** Start INFORMATION PROVIDED **
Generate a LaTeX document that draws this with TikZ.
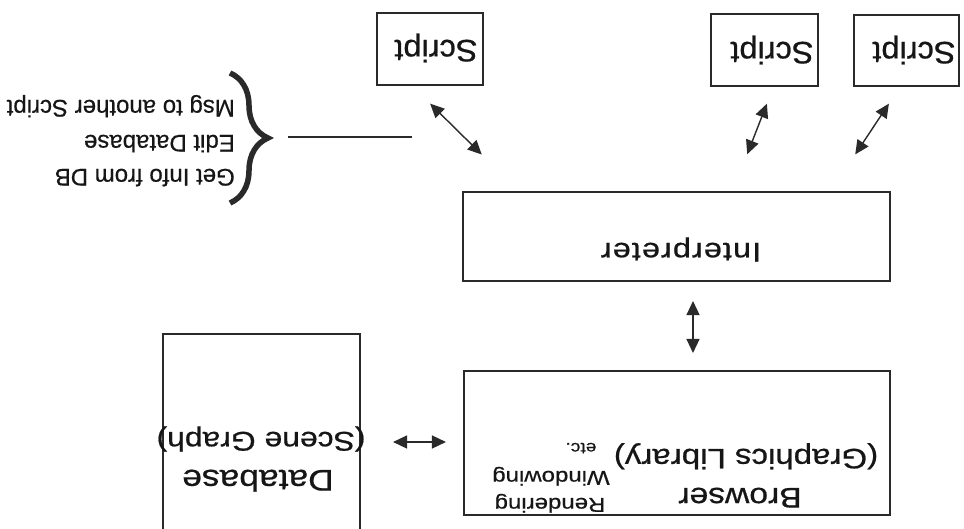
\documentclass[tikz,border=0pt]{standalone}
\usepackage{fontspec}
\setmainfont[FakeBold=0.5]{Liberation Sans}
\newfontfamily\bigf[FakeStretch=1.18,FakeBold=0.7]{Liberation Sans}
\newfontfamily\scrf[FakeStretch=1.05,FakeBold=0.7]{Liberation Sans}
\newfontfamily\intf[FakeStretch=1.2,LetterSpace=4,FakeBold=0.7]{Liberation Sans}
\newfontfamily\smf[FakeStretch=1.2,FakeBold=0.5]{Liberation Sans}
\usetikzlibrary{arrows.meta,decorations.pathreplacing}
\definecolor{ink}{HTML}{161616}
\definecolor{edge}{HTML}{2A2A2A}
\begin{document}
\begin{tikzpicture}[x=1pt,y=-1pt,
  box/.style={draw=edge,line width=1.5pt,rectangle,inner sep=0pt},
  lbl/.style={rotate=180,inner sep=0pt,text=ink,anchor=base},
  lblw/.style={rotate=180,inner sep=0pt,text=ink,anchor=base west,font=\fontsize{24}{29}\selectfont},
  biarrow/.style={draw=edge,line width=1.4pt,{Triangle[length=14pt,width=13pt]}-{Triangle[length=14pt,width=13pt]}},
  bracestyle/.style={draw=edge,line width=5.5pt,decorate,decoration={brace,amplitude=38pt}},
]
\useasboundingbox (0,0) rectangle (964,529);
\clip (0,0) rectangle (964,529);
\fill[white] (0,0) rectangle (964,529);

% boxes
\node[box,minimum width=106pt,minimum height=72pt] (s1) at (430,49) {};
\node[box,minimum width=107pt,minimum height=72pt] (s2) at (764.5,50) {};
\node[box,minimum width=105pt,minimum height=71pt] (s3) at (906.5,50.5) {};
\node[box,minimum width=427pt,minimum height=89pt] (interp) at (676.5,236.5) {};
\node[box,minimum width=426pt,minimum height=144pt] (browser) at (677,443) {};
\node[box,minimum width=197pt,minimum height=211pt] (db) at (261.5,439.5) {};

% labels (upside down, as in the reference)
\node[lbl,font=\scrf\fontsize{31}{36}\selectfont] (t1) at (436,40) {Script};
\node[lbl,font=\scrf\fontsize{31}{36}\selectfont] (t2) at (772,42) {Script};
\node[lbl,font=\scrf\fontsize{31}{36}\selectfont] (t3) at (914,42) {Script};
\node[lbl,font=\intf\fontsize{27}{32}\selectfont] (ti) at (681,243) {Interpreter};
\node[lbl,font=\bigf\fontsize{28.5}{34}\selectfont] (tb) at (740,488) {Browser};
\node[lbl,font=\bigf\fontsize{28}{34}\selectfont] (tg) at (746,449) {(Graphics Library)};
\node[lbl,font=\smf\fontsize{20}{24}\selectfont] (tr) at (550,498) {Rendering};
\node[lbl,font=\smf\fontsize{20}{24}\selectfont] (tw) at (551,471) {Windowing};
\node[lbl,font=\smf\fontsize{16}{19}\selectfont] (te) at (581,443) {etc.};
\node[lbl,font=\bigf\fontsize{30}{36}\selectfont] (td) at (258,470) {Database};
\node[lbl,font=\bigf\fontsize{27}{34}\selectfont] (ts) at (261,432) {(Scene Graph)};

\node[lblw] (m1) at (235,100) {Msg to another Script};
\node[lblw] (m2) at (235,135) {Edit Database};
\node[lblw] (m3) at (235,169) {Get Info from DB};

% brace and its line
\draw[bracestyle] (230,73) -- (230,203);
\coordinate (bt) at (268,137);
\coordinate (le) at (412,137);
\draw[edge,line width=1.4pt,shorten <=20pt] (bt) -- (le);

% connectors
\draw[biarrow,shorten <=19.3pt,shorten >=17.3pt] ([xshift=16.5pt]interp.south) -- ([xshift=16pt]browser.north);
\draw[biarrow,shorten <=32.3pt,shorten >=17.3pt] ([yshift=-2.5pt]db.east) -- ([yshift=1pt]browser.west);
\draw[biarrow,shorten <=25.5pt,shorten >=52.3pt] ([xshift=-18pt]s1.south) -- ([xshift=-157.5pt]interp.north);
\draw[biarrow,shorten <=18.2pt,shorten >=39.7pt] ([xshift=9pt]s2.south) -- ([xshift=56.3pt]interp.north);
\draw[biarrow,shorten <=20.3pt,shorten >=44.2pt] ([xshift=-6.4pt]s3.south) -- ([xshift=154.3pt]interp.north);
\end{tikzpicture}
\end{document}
** End INFORMATION PROVIDED **
WHAT YOU SHOULD DO: Pictures are excluded; copy all other data exactly as shown.

EXERCISE ANSWER:
Generate a LaTeX document that draws this with TikZ.
\documentclass[tikz,border=0pt]{standalone}
\usepackage{fontspec}
\setmainfont[FakeBold=0.5]{Liberation Sans}
\newfontfamily\bigf[FakeStretch=1.18,FakeBold=0.7]{Liberation Sans}
\newfontfamily\scrf[FakeStretch=1.05,FakeBold=0.7]{Liberation Sans}
\newfontfamily\intf[FakeStretch=1.2,LetterSpace=4,FakeBold=0.7]{Liberation Sans}
\newfontfamily\smf[FakeStretch=1.2,FakeBold=0.5]{Liberation Sans}
\usetikzlibrary{arrows.meta,decorations.pathreplacing}
\definecolor{ink}{HTML}{161616}
\definecolor{edge}{HTML}{2A2A2A}
\begin{document}
\begin{tikzpicture}[x=1pt,y=-1pt,
  box/.style={draw=edge,line width=1.5pt,rectangle,inner sep=0pt},
  lbl/.style={rotate=180,inner sep=0pt,text=ink,anchor=base},
  lblw/.style={rotate=180,inner sep=0pt,text=ink,anchor=base west,font=\fontsize{24}{29}\selectfont},
  biarrow/.style={draw=edge,line width=1.4pt,{Triangle[length=14pt,width=13pt]}-{Triangle[length=14pt,width=13pt]}},
  bracestyle/.style={draw=edge,line width=5.5pt,decorate,decoration={brace,amplitude=38pt}},
]
\useasboundingbox (0,0) rectangle (964,529);
\clip (0,0) rectangle (964,529);
\fill[white] (0,0) rectangle (964,529);

% boxes
\node[box,minimum width=106pt,minimum height=72pt] (s1) at (430,49) {};
\node[box,minimum width=107pt,minimum height=72pt] (s2) at (764.5,50) {};
\node[box,minimum width=105pt,minimum height=71pt] (s3) at (906.5,50.5) {};
\node[box,minimum width=427pt,minimum height=89pt] (interp) at (676.5,236.5) {};
\node[box,minimum width=426pt,minimum height=144pt] (browser) at (677,443) {};
\node[box,minimum width=197pt,minimum height=211pt] (db) at (261.5,439.5) {};

% labels (upside down, as in the reference)
\node[lbl,font=\scrf\fontsize{31}{36}\selectfont] (t1) at (436,40) {Script};
\node[lbl,font=\scrf\fontsize{31}{36}\selectfont] (t2) at (772,42) {Script};
\node[lbl,font=\scrf\fontsize{31}{36}\selectfont] (t3) at (914,42) {Script};
\node[lbl,font=\intf\fontsize{27}{32}\selectfont] (ti) at (681,243) {Interpreter};
\node[lbl,font=\bigf\fontsize{28.5}{34}\selectfont] (tb) at (740,488) {Browser};
\node[lbl,font=\bigf\fontsize{28}{34}\selectfont] (tg) at (746,449) {(Graphics Library)};
\node[lbl,font=\smf\fontsize{20}{24}\selectfont] (tr) at (550,498) {Rendering};
\node[lbl,font=\smf\fontsize{20}{24}\selectfont] (tw) at (551,471) {Windowing};
\node[lbl,font=\smf\fontsize{16}{19}\selectfont] (te) at (581,443) {etc.};
\node[lbl,font=\bigf\fontsize{30}{36}\selectfont] (td) at (258,470) {Database};
\node[lbl,font=\bigf\fontsize{27}{34}\selectfont] (ts) at (261,432) {(Scene Graph)};

\node[lblw] (m1) at (235,100) {Msg to another Script};
\node[lblw] (m2) at (235,135) {Edit Database};
\node[lblw] (m3) at (235,169) {Get Info from DB};

% brace and its line
\draw[bracestyle] (230,73) -- (230,203);
\coordinate (bt) at (268,137);
\coordinate (le) at (412,137);
\draw[edge,line width=1.4pt,shorten <=20pt] (bt) -- (le);

% connectors
\draw[biarrow,shorten <=19.3pt,shorten >=17.3pt] ([xshift=16.5pt]interp.south) -- ([xshift=16pt]browser.north);
\draw[biarrow,shorten <=32.3pt,shorten >=17.3pt] ([yshift=-2.5pt]db.east) -- ([yshift=1pt]browser.west);
\draw[biarrow,shorten <=25.5pt,shorten >=52.3pt] ([xshift=-18pt]s1.south) -- ([xshift=-157.5pt]interp.north);
\draw[biarrow,shorten <=18.2pt,shorten >=39.7pt] ([xshift=9pt]s2.south) -- ([xshift=56.3pt]interp.north);
\draw[biarrow,shorten <=20.3pt,shorten >=44.2pt] ([xshift=-6.4pt]s3.south) -- ([xshift=154.3pt]interp.north);
\end{tikzpicture}
\end{document}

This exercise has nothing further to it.